Out comes the remote, the tape is rewound, and Haneke (again) reveals the artifice. And it's the same rather typical and familiar dramatic convention, that old refrain again, but highlighted, underscored, fixed wriggling to a pin for our consideration. Not of Anna, or her actions, but of our response to a certain set of situational ethics that is so attractive to the human animal as to have become a narrative genre unto itself, a means by which we can antagonize the bloodlust and satisfy it, neatly delivered and commoditized, and without deviating from the precise stimulae that allows for a guilt-free, reflection-free enjoyment.
At the same time, when the "tape" is rewound, the viewer is reminded that the real world does not conform to the narrative conventions we find so satisfying (though there's no better fare for your local news or ripped-from-the-headlines narratives than those rare occasions when it does).

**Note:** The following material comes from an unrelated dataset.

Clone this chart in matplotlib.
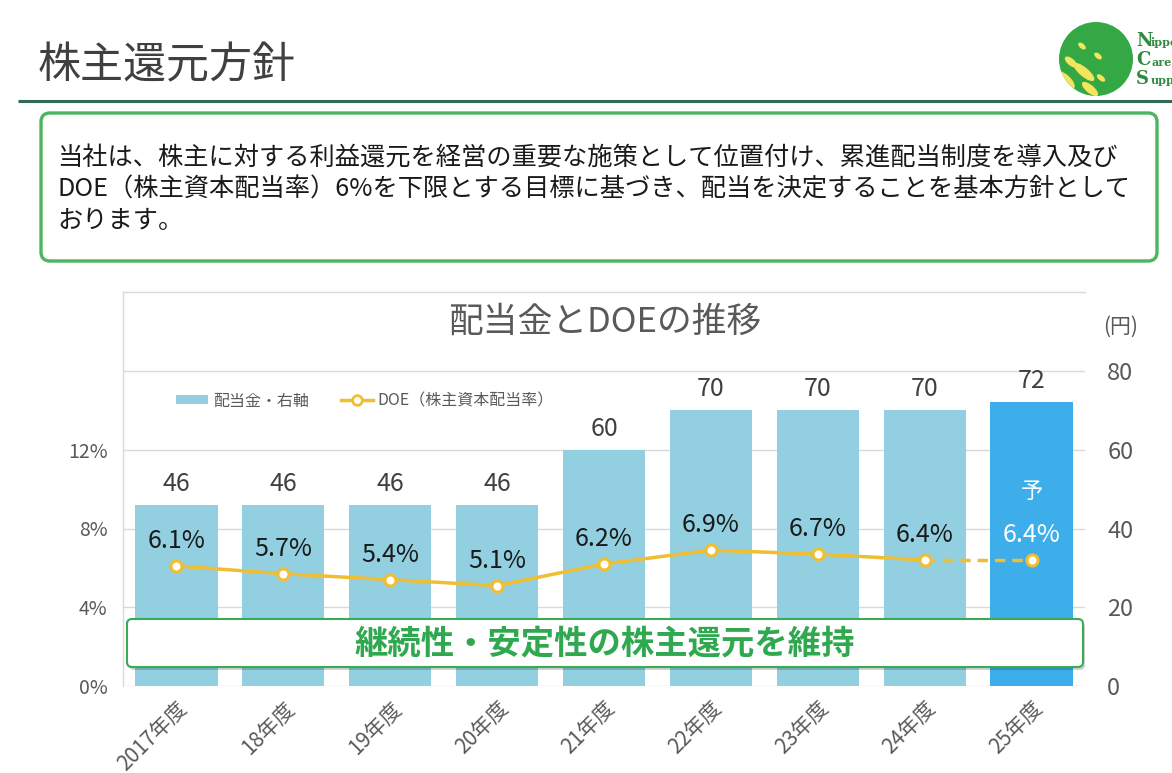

From reading through this thread, however, it's clear that we don't all inhabit the same world. Some perceive themselves as existing in a universe where human morality is ultimately redeemed, where a sky father looks out for us and intervenes when the going gets too tough - a universe that is ultimately
just (in terms of human notions of justice). That's not the world I inhabit, and I suspect it's not Haneke's perception either. I understand the negative reactions of those with a different view. Their universe is not a godless one. On the contrary, their universe is not only ultimately a just one, ruled by a benevolent and perfect Being, but one that has an ultimate purpose whereby all of humanity is redeemed or condemned according to the Revealed Law. For them, Haneke's view is misguided, myopic, and perhaps irredeemably mysanthropic.
But even if Haneke's universe is a godless one (so I presume, or perhaps I'm projecting my own views), it's not one without human morality. And certainly many are put-off by this very quality, by Haneke's finger-wagging moralism. And though his indictment of humanity in general may seem mysanthropic, I think he's attempting to speak to the better angels of our nature. And his films are not utterly without hope. Not utterly without faith in humanity. Haneke allows for all of this even in his direst scenario, the apocalyptic "Time of the Wolf" where the partition between civilization and barbarism is revealed to be a thin tissue easily breached. Just consider the boy's attempt to redeem all of humanity by sacrificing himself to the fire.
Which, of course, reminds me of a certain other finger-wagging moralist that few would consider mysanthropic and most would acknowledge as being within the monotheist tradition (with certain panentheist leanings). And though Tarkovsky's protagonists succeed in their various immolations, also designed to redeem humanity (Domenico in "Nostalghia"; Alexander in "Offret"), doesn't Haneke's resolution seem more...
humane? The boy in "Wolf" is saved before he can sacrifice himself, and by someone who is essentially a stranger. His consolation in the arms of that stranger strikes me as being more redemptive, more hopeful, than the (IMO) futile and extreme acts of Tarkovsky's God-fearing protagonists.
[Though I think the comparison is somewhat illustrative, I don't mean to set Haneke and Tarkovsky in opposition. Both are among my favorite directors, and I think the two have a great deal in common with one another, even beyond the finger-wagging moralism!]